Examine each line of the data. Copy those that contain the string "this".

Task input:
◆ ◆ ◆ ◆ ◆

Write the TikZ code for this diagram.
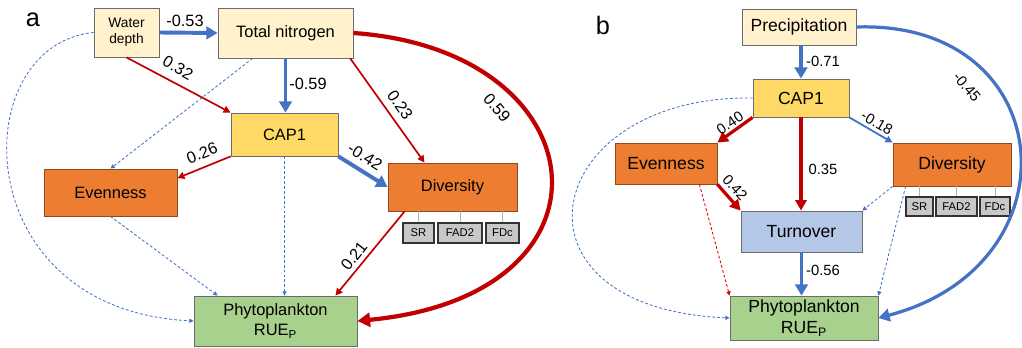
\documentclass[tikz,border=0pt]{standalone}
\usepackage{fontspec}
\setmainfont{Liberation Sans}
\usetikzlibrary{arrows.meta}
\definecolor{cream}{HTML}{FFF2CC}
\definecolor{capy}{HTML}{FFD966}
\definecolor{orng}{HTML}{ED7D31}
\definecolor{grn}{HTML}{A9D18E}
\definecolor{lblue}{HTML}{B4C7E7}
\definecolor{lgrey}{HTML}{C8C8C8}
\definecolor{dred}{HTML}{C00000}
\definecolor{mblue}{HTML}{4472C4}
\def\px{0.025cm}
\begin{document}
\begin{tikzpicture}[x=0.025cm,y=-0.025cm,
  box/.style={draw=gray!85!black,line width=0.6pt,inner sep=0pt,align=center},
  wh/.style 2 args={minimum width=#1*\px,minimum height=#2*\px},
  gbox/.style={draw=black!80,line width=0.9pt,fill=lgrey,inner sep=0pt,font=\fontsize{8}{9}\selectfont},
  tie/.style={draw=gray!60,line width=0.5pt},
  fa/.style={font=\fontsize{11.7}{14}\selectfont},
  fb/.style={font=\fontsize{12.5}{15.5}\selectfont},
  lab/.style={inner sep=0pt,font=\fontsize{11.6}{13}\selectfont},
  labb/.style={inner sep=0pt,font=\fontsize{10.5}{12}\selectfont},
  bluethick/.style={draw=mblue,line width=2.8pt,-{Triangle[length=8pt,width=9pt]}},
  bluethin/.style={draw=mblue,line width=1.3pt,-{Triangle[length=5pt,width=5pt]}},
  redthick/.style={draw=dred,line width=2.3pt,-{Triangle[length=7.5pt,width=8pt]}},
  redthin/.style={draw=dred,line width=1.2pt,-{Triangle[length=5pt,width=5pt]}},
  bluedash/.style={draw=mblue,line width=0.6pt,dash pattern=on 2pt off 1.5pt,-{Triangle[length=3pt,width=3pt]}},
  reddash/.style={draw=red!85!black,line width=0.6pt,dash pattern=on 2pt off 1.5pt,-{Triangle[length=3pt,width=3pt]}}]
\useasboundingbox (0,0) rectangle (1022,348);

% panel a
\node[inner sep=0pt,font=\fontsize{18}{18}\selectfont] (pa) at (33,20) {a};
\node[box,fill=cream,wh={65}{49},font=\fontsize{9.8}{11.4}\selectfont] (wd) at (126.5,32.5) {Water\\depth};
\node[box,fill=cream,wh={135}{50},fa] (tn) at (285.5,33) {Total nitrogen};
\node[box,fill=capy,wh={107}{43},fa] (cap) at (284.5,134.5) {CAP1};
\node[box,fill=orng,draw=orng!60!black,wh={133}{47},fa] (even) at (110.5,192.5) {Evenness};
\node[box,fill=orng,draw=orng!60!black,wh={129}{48},fa] (div) at (452.5,187) {Diversity};
\node[box,fill=grn,wh={163}{50},fa] (phy) at (275.5,321) {Phytoplankton\\RUE\textsubscript{P}};
\foreach \n/\t/\x/\w in {sr/SR/418.5/31,fad/FAD2/460/44,fdc/FDc/502.5/33}{
  \node[gbox,wh={\w}{20}] (\n) at (\x,233) {\t};
  \draw[tie] (\n.north) -- (\n.north|-div.south);
}

\draw[bluedash] (wd.west) .. controls (-35,45) and (-35,310) .. (phy.west);
\draw[bluedash] ([xshift=0.875cm]tn.south west) -- (even.north);
\draw[bluedash] (cap.south) -- (cap.south|-phy.north);
\draw[bluedash] (even.south) -- ([xshift=0.6cm]phy.north west);
\draw[bluethick] (wd.east) -- (tn.west);
\draw[redthin] (wd.south) -- (cap.north west);
\draw[bluethick] (tn.south) -- (tn.south|-cap.north);
\draw[redthin] ([xshift=-0.08cm]tn.south east) -- ([xshift=-0.7cm]div.north);
\draw[redthin] (cap.south west) -- ([yshift=0.36cm]even.east);
\draw[bluethick] (cap.south east) -- (div.west);
\draw[redthin] ([xshift=0.425cm]div.south west) -- ([xshift=-0.55cm]phy.north east);
\draw[dred,line width=3pt,-{Triangle[length=9pt,width=10pt]}] (tn.east) .. controls (600,50) and (630,295) .. (phy.east);

\node[lab] (l1) at (185,21) {-0.53};
\node[lab,rotate=-30] (l2) at (178,68) {0.32};
\node[lab] (l3) at (308,84) {-0.59};
\node[lab,rotate=-55] (l4) at (400,105) {0.23};
\node[lab,rotate=-50] (l5) at (497,108) {0.59};
\node[lab,rotate=22] (l6) at (202,153) {0.26};
\node[lab,rotate=-32] (l7) at (365,157) {-0.42};
\node[lab,rotate=52] (l8) at (354,256) {0.21};

% panel b
\node[inner sep=0pt,font=\fontsize{18}{18}\selectfont] (pb) at (603,25) {b};
\node[box,fill=cream,wh={114}{36},fb] (prec) at (799,27) {Precipitation};
\node[box,fill=capy,wh={96}{38},fb] (capb) at (801,98) {CAP1};
\node[box,fill=orng,draw=orng!60!black,wh={102}{41},fb] (evenb) at (666,163.5) {Evenness};
\node[box,fill=orng,draw=orng!60!black,wh={118}{43},fb] (divb) at (952,164.5) {Diversity};
\node[box,fill=lblue,wh={121}{41},fb] (turn) at (801.5,231.5) {Turnover};
\node[box,fill=grn,wh={148}{44},fb] (phyb) at (804,318) {Phytoplankton\\RUE\textsubscript{P}};
\foreach \n/\t/\x/\w in {srb/SR/919.5/27,fadb/FAD2/956.5/41,fdcb/FDc/995/30}{
  \node[gbox,wh={\w}{19}] (\n) at (\x,206.5) {\t};
  \draw[tie] (\n.north) -- (\n.north|-divb.south);
}

\draw[bluedash] (capb.west) .. controls (540,95) and (496,308) .. (phyb.west);
\draw[reddash] ([xshift=-0.45cm]evenb.south east) -- (phyb.north west);
\draw[bluedash] (divb.south west) -- (turn.north east);
\draw[bluedash] ([xshift=0.325cm]divb.south west) -- (phyb.north east);
\draw[bluethick] (capb.north|-prec.south) -- (capb.north);
\draw[redthick] (capb.south west) -- (evenb.north east);
\draw[redthick] (capb.south) -- (capb.south|-turn.north);
\draw[bluethin] (capb.south east) -- (divb.north west);
\draw[redthick] (evenb.south east) -- (turn.north west);
\draw[bluethick] (turn.south) -- (turn.south|-phyb.north);
\draw[mblue,line width=2.3pt,-{Triangle[length=8pt,width=9pt]}] (prec.east) .. controls (1060,20) and (1080,265) .. (phyb.east);

\node[labb] (m1) at (823,61) {-0.71};
\node[labb,rotate=-50] (m2) at (967,87) {-0.45};
\node[labb,rotate=34] (m3) at (730,123) {0.40};
\node[labb,rotate=-30] (m4) at (877,123) {-0.18};
\node[labb] (m5) at (823,169) {0.35};
\node[labb,rotate=-48] (m6) at (735,188) {0.42};
\node[labb] (m7) at (823,270) {-0.56};
\end{tikzpicture}
\end{document}
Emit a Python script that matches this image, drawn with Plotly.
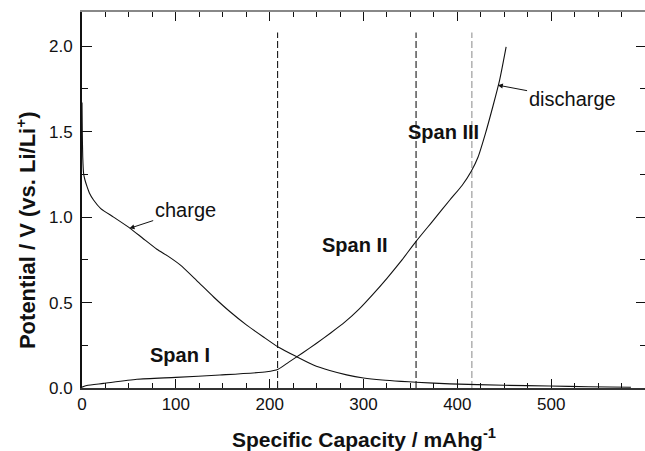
import plotly.graph_objects as go

# ---- data ----
charge_x = [0, 0.3, 0.8, 1.7, 3, 5.3, 8, 12.3, 20, 33.6, 51.4, 65, 79.8, 92, 104.6, 122, 140,
            157.8, 175.5, 193, 209, 228.7, 246, 264, 282, 300, 320, 340, 356, 392, 450, 498, 540, 585]
charge_y = [1.67, 1.50, 1.35, 1.255, 1.22, 1.18, 1.14, 1.10, 1.05, 1.00, 0.934, 0.875, 0.812, 0.77,
            0.72, 0.63, 0.534, 0.446, 0.368, 0.30, 0.24, 0.183, 0.136, 0.102, 0.077, 0.059, 0.047,
            0.039, 0.034, 0.024, 0.016, 0.012, 0.007, 0.004]

discharge_x = [0, 5, 23, 58.5, 100, 147, 196.8, 209, 220, 235, 250, 265, 280, 295, 310, 325,
               340, 356, 375, 392, 405, 415, 422, 430, 438, 445, 452]
discharge_y = [0.005, 0.015, 0.027, 0.051, 0.062, 0.076, 0.095, 0.11, 0.15, 0.205, 0.262, 0.322,
               0.385, 0.46, 0.548, 0.642, 0.742, 0.858, 0.985, 1.10, 1.185, 1.27, 1.35, 1.49,
               1.65, 1.80, 1.996]

span_bounds = [208.5, 356, 415.5]
span_colors = ["#000000", "#000000", "#888888"]
span_top = 2.08

x_ticks = [0, 100, 200, 300, 400, 500]
y_ticks = [0.0, 0.5, 1.0, 1.5, 2.0]
y_tick_text = ["0.0", "0.5", "1.0", "1.5", "2.0"]

FONT = "Liberation Sans, Arial, sans-serif"

fig = go.Figure()

for xb, col in zip(span_bounds, span_colors):
    fig.add_trace(go.Scatter(x=[xb, xb], y=[0, span_top], mode="lines",
                             line=dict(color=col, width=1, dash="7px,3px"),
                             showlegend=False, hoverinfo="skip"))

fig.add_trace(go.Scatter(x=charge_x, y=charge_y, mode="lines", name="charge",
                         line=dict(color="#111111", width=1.1, shape="spline", smoothing=0.6),
                         showlegend=False))
fig.add_trace(go.Scatter(x=discharge_x, y=discharge_y, mode="lines", name="discharge",
                         line=dict(color="#111111", width=1.1, shape="spline", smoothing=0.6),
                         showlegend=False))
# dummy trace to activate the mirror axes (top / right)
fig.add_trace(go.Scatter(x=[0], y=[0], xaxis="x2", yaxis="y2", mode="markers",
                         marker=dict(opacity=0), showlegend=False, hoverinfo="skip"))

X_RANGE = [0, 600]
Y_RANGE = [0, 2.2]
tickfont = dict(family=FONT, size=17, color="#111111")

fig.update_layout(
    width=645, height=451,
    margin=dict(l=82, r=0, t=12, b=63),
    paper_bgcolor="white", plot_bgcolor="white",
    font=dict(family=FONT, color="#111111"),
    xaxis=dict(range=X_RANGE, tickvals=x_ticks, ticks="inside", ticklen=9, tickwidth=1.2,
               tickcolor="#111111", showline=True, linecolor="#333333", linewidth=1.5,
               showgrid=False, zeroline=False, tickfont=tickfont,
               minor=dict(dtick=25, tick0=0, ticks="inside", ticklen=5, tickwidth=1,
                          tickcolor="#111111", showgrid=False)),
    yaxis=dict(range=Y_RANGE, tickvals=y_ticks, ticktext=y_tick_text, ticks="inside",
               ticklen=10, tickwidth=1.2, tickcolor="#111111", showline=True,
               linecolor="#111111", linewidth=2, showgrid=False, zeroline=False,
               tickfont=tickfont, ticklabelstandoff=4,
               minor=dict(dtick=0.25, tick0=0, ticks="inside", ticklen=6, tickwidth=1,
                          tickcolor="#111111", showgrid=False)),
    xaxis2=dict(range=X_RANGE, overlaying="x", side="top", anchor="y", tickvals=x_ticks,
                ticks="inside", ticklen=9, tickwidth=1.2, tickcolor="#111111",
                showticklabels=False, showline=True, linecolor="#888888", linewidth=1.5,
                showgrid=False, zeroline=False,
                minor=dict(dtick=25, tick0=0, ticks="inside", ticklen=5, tickwidth=1,
                           tickcolor="#111111", showgrid=False)),
    yaxis2=dict(range=Y_RANGE, overlaying="y", side="right", anchor="x", tickvals=y_ticks,
                ticks="inside", ticklen=9, tickwidth=1.2, tickcolor="#111111",
                showticklabels=False, showline=False, showgrid=False, zeroline=False,
                minor=dict(dtick=0.25, tick0=0, ticks="inside", ticklen=5, tickwidth=1,
                           tickcolor="#111111", showgrid=False)),
)

annotations = [
    dict(text="<b>Specific Capacity / mAhg<sup>-1</sup></b>", xref="paper", yref="paper",
         x=0.5, y=-0.133, showarrow=False, font=dict(family=FONT, size=21, color="#111111"),
         xanchor="center", yanchor="middle"),
    dict(text="<b>Potential / V (vs. Li/Li<sup>+</sup>)</b>", xref="paper", yref="paper",
         x=-0.0995, y=0.42, showarrow=False, textangle=-90,
         font=dict(family=FONT, size=22, color="#111111"), xanchor="center", yanchor="middle"),
    dict(text="charge", x=50.6, y=0.934, xref="x", yref="y", ax=55.7, ay=-18.3,
         showarrow=True, arrowhead=2, arrowsize=1, arrowwidth=1, arrowcolor="#111111",
         font=dict(family=FONT, size=20, color="#111111")),
    dict(text="discharge", x=443.2, y=1.772, xref="x", yref="y", ax=74.2, ay=14,
         showarrow=True, arrowhead=2, arrowsize=1, arrowwidth=1, arrowcolor="#111111",
         font=dict(family=FONT, size=20, color="#111111")),
    dict(text="<b>Span I</b>", x=104, y=0.193, xref="x", yref="y", showarrow=False,
         font=dict(family=FONT, size=20, color="#111111")),
    dict(text="<b>Span II</b>", x=290.7, y=0.836, xref="x", yref="y", showarrow=False,
         font=dict(family=FONT, size=20, color="#111111")),
    dict(text="<b>Span III</b>", x=385.4, y=1.50, xref="x", yref="y", showarrow=False,
         font=dict(family=FONT, size=20, color="#111111")),
]
fig.update_layout(annotations=annotations)

fig.write_html("out.html")
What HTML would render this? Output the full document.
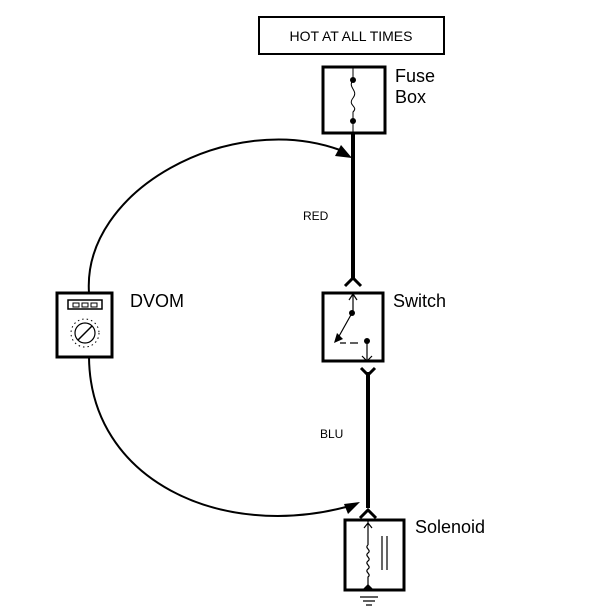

◆ ◆ ◆ ◆ ◆

Written solution:
Write the TikZ code for this diagram.
Emit a Python script that matches this image, drawn with Plotly.
What HTML would render this? Output the full document.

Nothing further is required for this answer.